A person steals property and commits larceny when, with intent to deprive another of property or to appropriate the same to himself or to a third person, he wrongfully takes, obtains or withholds such property from an owner thereof.

This definition makes the contention that independently collected unofficial data is stolen untenable. Indeed, there is no deprivation of property. There is also no taking, as the information in this example is literally created independently.

Arrrr, what about pirates?

The suggestion that those using unofficial data are pirates has been the second part of this mischaracterization. Indeed, the mention of pirates evokes images of takings of doubloons and jewels at swordpoint, or Jonny Lee Miller and Angelina Jolie hunched over a computer.

The idea that a provider of unofficial sports betting data is a pirate was similarly suggested in a 2016 case involving World Chess US Inc. and Chess24.

World Chess argued that by describing chess moves, information independently obtained by Chess24, rendered the company akin to pirates. That’s because World Chess imposed terms on online subscribers and live attendees to the chess championship.

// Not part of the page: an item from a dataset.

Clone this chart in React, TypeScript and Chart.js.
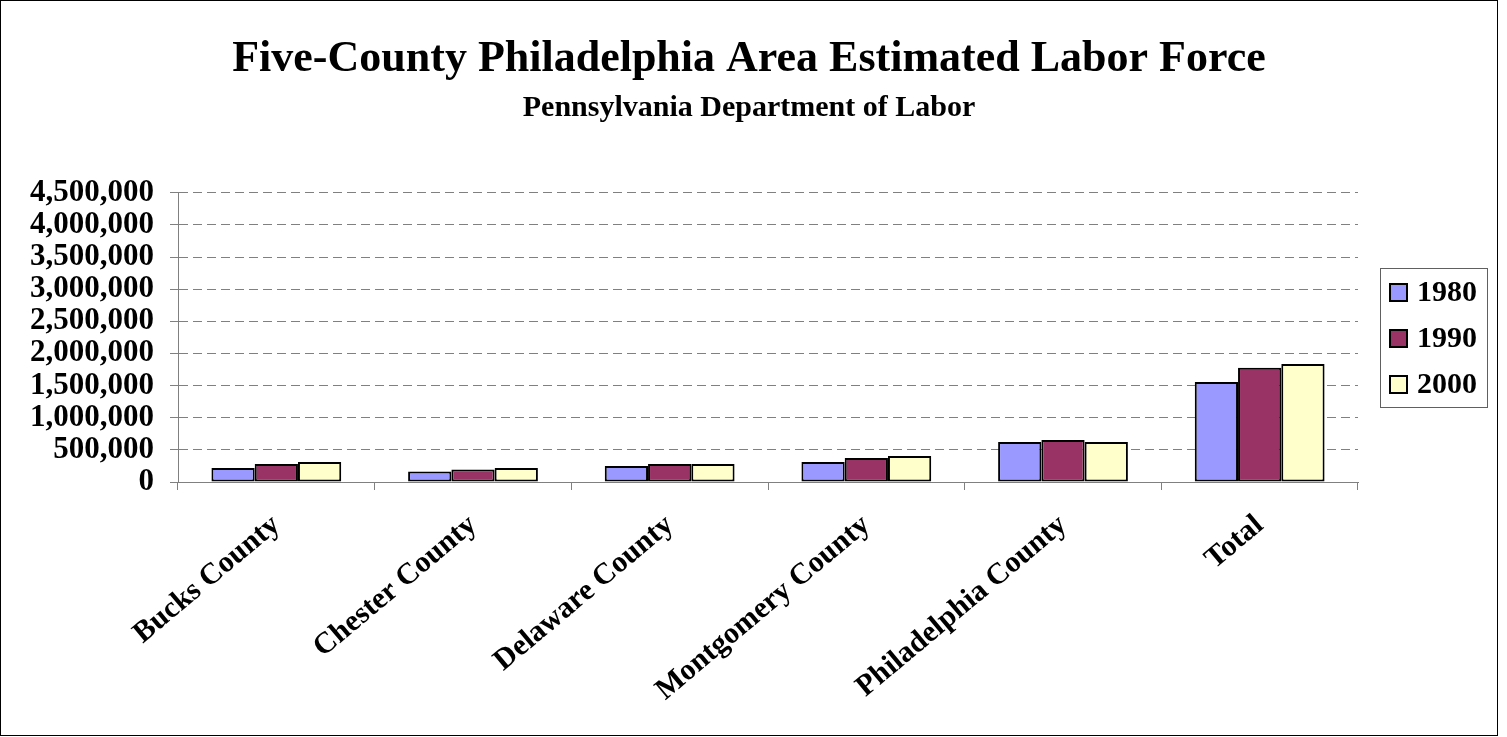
import React, { useEffect, useRef } from 'react';
import { Chart, registerables, layouts } from 'chart.js';

Chart.register(...registerables);

const FONT = '"Liberation Serif", "Times New Roman", Times, serif';

const titleText = 'Five-County Philadelphia Area Estimated Labor Force';
const subtitleText = 'Pennsylvania Department of Labor';

const categories = [
  'Bucks County',
  'Chester County',
  'Delaware County',
  'Montgomery County',
  'Philadelphia County',
  'Total',
];

const seriesNames = ['1980', '1990', '2000'];
const labor1980 = [218000, 162000, 249000, 311000, 623000, 1557000];
const labor1990 = [280000, 193000, 280000, 374000, 654000, 1776000];
const labor2000 = [311000, 218000, 280000, 405000, 623000, 1838000];
const seriesColors = ['#9999FF', '#993366', '#FFFFCC'];

const yMin = 0;
const yMax = 4500000;
const yStep = 500000;

const LEGEND_FONT = 30;

// A right-hand layout box that reserves room for, and draws, the framed legend.
const boxedLegend = {
  id: 'boxedLegend',
  beforeInit(chart: any) {
    const box: any = {
      position: 'right',
      weight: 0,
      fullSize: false,
      options: {},
      left: 0,
      top: 0,
      right: 0,
      bottom: 0,
      width: 0,
      height: 0,
      isHorizontal() {
        return false;
      },
      update(maxWidth: number, maxHeight: number) {
        this.width = Math.min(139, maxWidth);
        this.height = maxHeight;
      },
      draw() {
        const { ctx, chartArea } = chart;
        const ds = chart.data.datasets;
        ctx.save();
        ctx.font = `bold ${LEGEND_FONT}px ${FONT}`;
        const rowH = 46;
        const sq = 17;
        const textW = Math.max(...ds.map((d: any) => ctx.measureText(d.label).width));
        const w = Math.round(37 + textW + 10);
        const h = rowH * ds.length + 1;
        const left = Math.round(chartArea.right + 22) + 0.5;
        const top = Math.round((chartArea.top + chartArea.bottom) / 2 - h / 2) + 0.5;
        ctx.strokeStyle = '#606060';
        ctx.lineWidth = 1;
        ctx.strokeRect(left, top, w, h);
        ds.forEach((d: any, i: number) => {
          const cy = top + 24 + rowH * i;
          ctx.fillStyle = d.backgroundColor;
          ctx.fillRect(left + 9.5, cy - sq / 2, sq, sq);
          ctx.strokeStyle = '#000';
          ctx.lineWidth = 2;
          ctx.strokeRect(left + 9.5, cy - sq / 2, sq, sq);
          ctx.fillStyle = '#000';
          ctx.textAlign = 'left';
          ctx.textBaseline = 'middle';
          ctx.fillText(d.label, left + 36.5, cy + 1);
        });
        ctx.restore();
      },
    };
    layouts.addBox(chart, box);
  },
};

export default function App() {
  const canvasRef = useRef<HTMLCanvasElement | null>(null);

  useEffect(() => {
    const canvas = canvasRef.current;
    if (!canvas) return;
    const seriesValues = [labor1980, labor1990, labor2000];
    const chart = new Chart(canvas, {
      type: 'bar',
      data: {
        labels: categories,
        datasets: seriesNames.map((name, i) => ({
          label: name,
          data: seriesValues[i],
          backgroundColor: seriesColors[i],
          borderColor: '#000000',
          borderWidth: 2,
          borderSkipped: false,
          categoryPercentage: 0.66,
          barPercentage: 1.0,
        })),
      },
      options: {
        responsive: true,
        maintainAspectRatio: false,
        animation: false,
        layout: { padding: { top: 10, right: 0, bottom: 0, left: 0 } },
        plugins: {
          legend: { display: false },
          tooltip: { enabled: false },
          title: {
            display: true,
            text: titleText,
            color: '#000',
            font: { family: FONT, size: 44, weight: 'bold', lineHeight: 1.2 },
            padding: { top: 22, bottom: 0 },
          },
          subtitle: {
            display: true,
            text: subtitleText,
            color: '#000',
            font: { family: FONT, size: 30, weight: 'bold', lineHeight: 1.2 },
            padding: { top: 4, bottom: 67 },
          },
        },
        scales: {
          x: {
            offset: true,
            grid: {
              display: true,
              offset: true,
              drawOnChartArea: false,
              drawTicks: true,
              tickLength: 8,
              color: '#808080',
              tickColor: '#808080',
            },
            border: { display: true, color: '#808080', width: 1 },
            ticks: {
              autoSkip: false,
              maxRotation: 40,
              minRotation: 40,
              padding: 20,
              color: '#000',
              font: { family: FONT, size: 30, weight: 'bold', lineHeight: 1.0 },
            },
            afterFit: (scale: any) => {
              scale.height = 253;
            },
          },
          y: {
            min: yMin,
            max: yMax,
            grid: {
              display: true,
              color: '#808080',
              lineWidth: 1,
              drawTicks: true,
              tickLength: 8,
              tickColor: '#808080',
              tickBorderDash: [],
            },
            border: { display: true, color: '#808080', width: 1, dash: [9, 5] },
            ticks: {
              stepSize: yStep,
              autoSkip: false,
              padding: 16,
              color: '#000',
              font: { family: FONT, size: 31, weight: 'bold', lineHeight: 1.0 },
              callback: (v: any) => Number(v).toLocaleString('en-US'),
            },
            afterFit: (scale: any) => {
              scale.width = 177;
            },
          },
        },
      },
      plugins: [boxedLegend],
    });
    return () => chart.destroy();
  }, []);

  return (
    <div
      style={{
        position: 'absolute',
        left: 0,
        top: 0,
        width: 1496,
        height: 734,
        border: '1px solid #000',
        background: '#fff',
      }}
    >
      <canvas ref={canvasRef} />
    </div>
  );
}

The Southern District of New York found that Chess24 were not pirates. In fact, its independent collection and distribution of data did not offend a variety of laws, including hot news misappropriation claims and copyright claims.

What about those hacking tools?

It is suggested that some unofficial data providers may scrape data from web sources to compile data and sell it to sports gambling operators. According to Scraping Hub, web scraping is:

Also known as web data extraction, is the process of retrieving or “scraping” data from a website. Unlike the mundane, mind-numbing process of manually extracting data, web scraping uses intelligent automation to retrieve hundreds, millions, or even billions of data points from the internet’s seemingly endless frontier.

In fact, the act of copying and pasting of that paragraph is scraping on a very small scale. Web scraping can allow for the extraction of large amounts of data relatively quickly.

But is it legal?

Eric Goldman of Forbes, wrote in 2015 that web scraping is ubiquitous on the internet. Google, in fact, relies on scraping to provide search results to virtually everyone in the world.

In 2014, QVC, the shopping channel, sued a company called Resultly. It argued Resultly was violating the Computer Fraud and Abuse Act (CFAA). The Eastern District of Pennsylvania Court found that while Resultly caused damage by overloading the QVC website, it was not intentional and therefore did not trigger the CFAA.

Without deciding the precise point on the continuum necessary to establish intent, the Court finds that the “objective indicators” plaintiff points to do not show that it was Resultly’s conscious objective to cause “impairment to the integrity or availability of” information on QVC’s server—even “some modicum” of harm.

More recent case law

In September 2019, the Ninth Circuit Court of Appeals ruled on a case titled HiQ Labs v. LinkedIn.

The case centered on HiQ Labs, a company that amongst other things scraped public LinkedIn profiles and combined the information from LinkedIn with additional details, then sold the new information to customers.

Orin Kerr, an expert of the CFAA, noted that the HiQ case is important because the Ninth Circuit viewed the CFAA as “a hacking statute,” meaning that accessing publicly available information does not violate the statute.

According to Kerr’s analysis:

Putting the cases together, the Ninth Circuit law right now seems to go like this.  You can scrape a public website, and you can violate terms of service, without violating the CFAA.

Provided your access has not been terminated, scraping publicly available information does not appear to be within the scope of the CFAA, at least within the jurisdiction of the Ninth Circuit.

What does this mean for sports betting data?

The key takeaway is that while the terms “stealing” and “pirate” are catchy terms, there isn’t any indication that the people gathering this information are not engaging in theft, nor do the presented facts reveal the unofficial data providers are “pirates.”

In fact, supplying unofficial data appears to be another side of the data-brokering business.

There has been a great deal of hyperbole thrown around in the new world that is legalized US sports betting, but associating an activity viewed as undesirable with criminal acts appears to be unnecessary and unhelpful to advancing any measurable goals associated with integrity.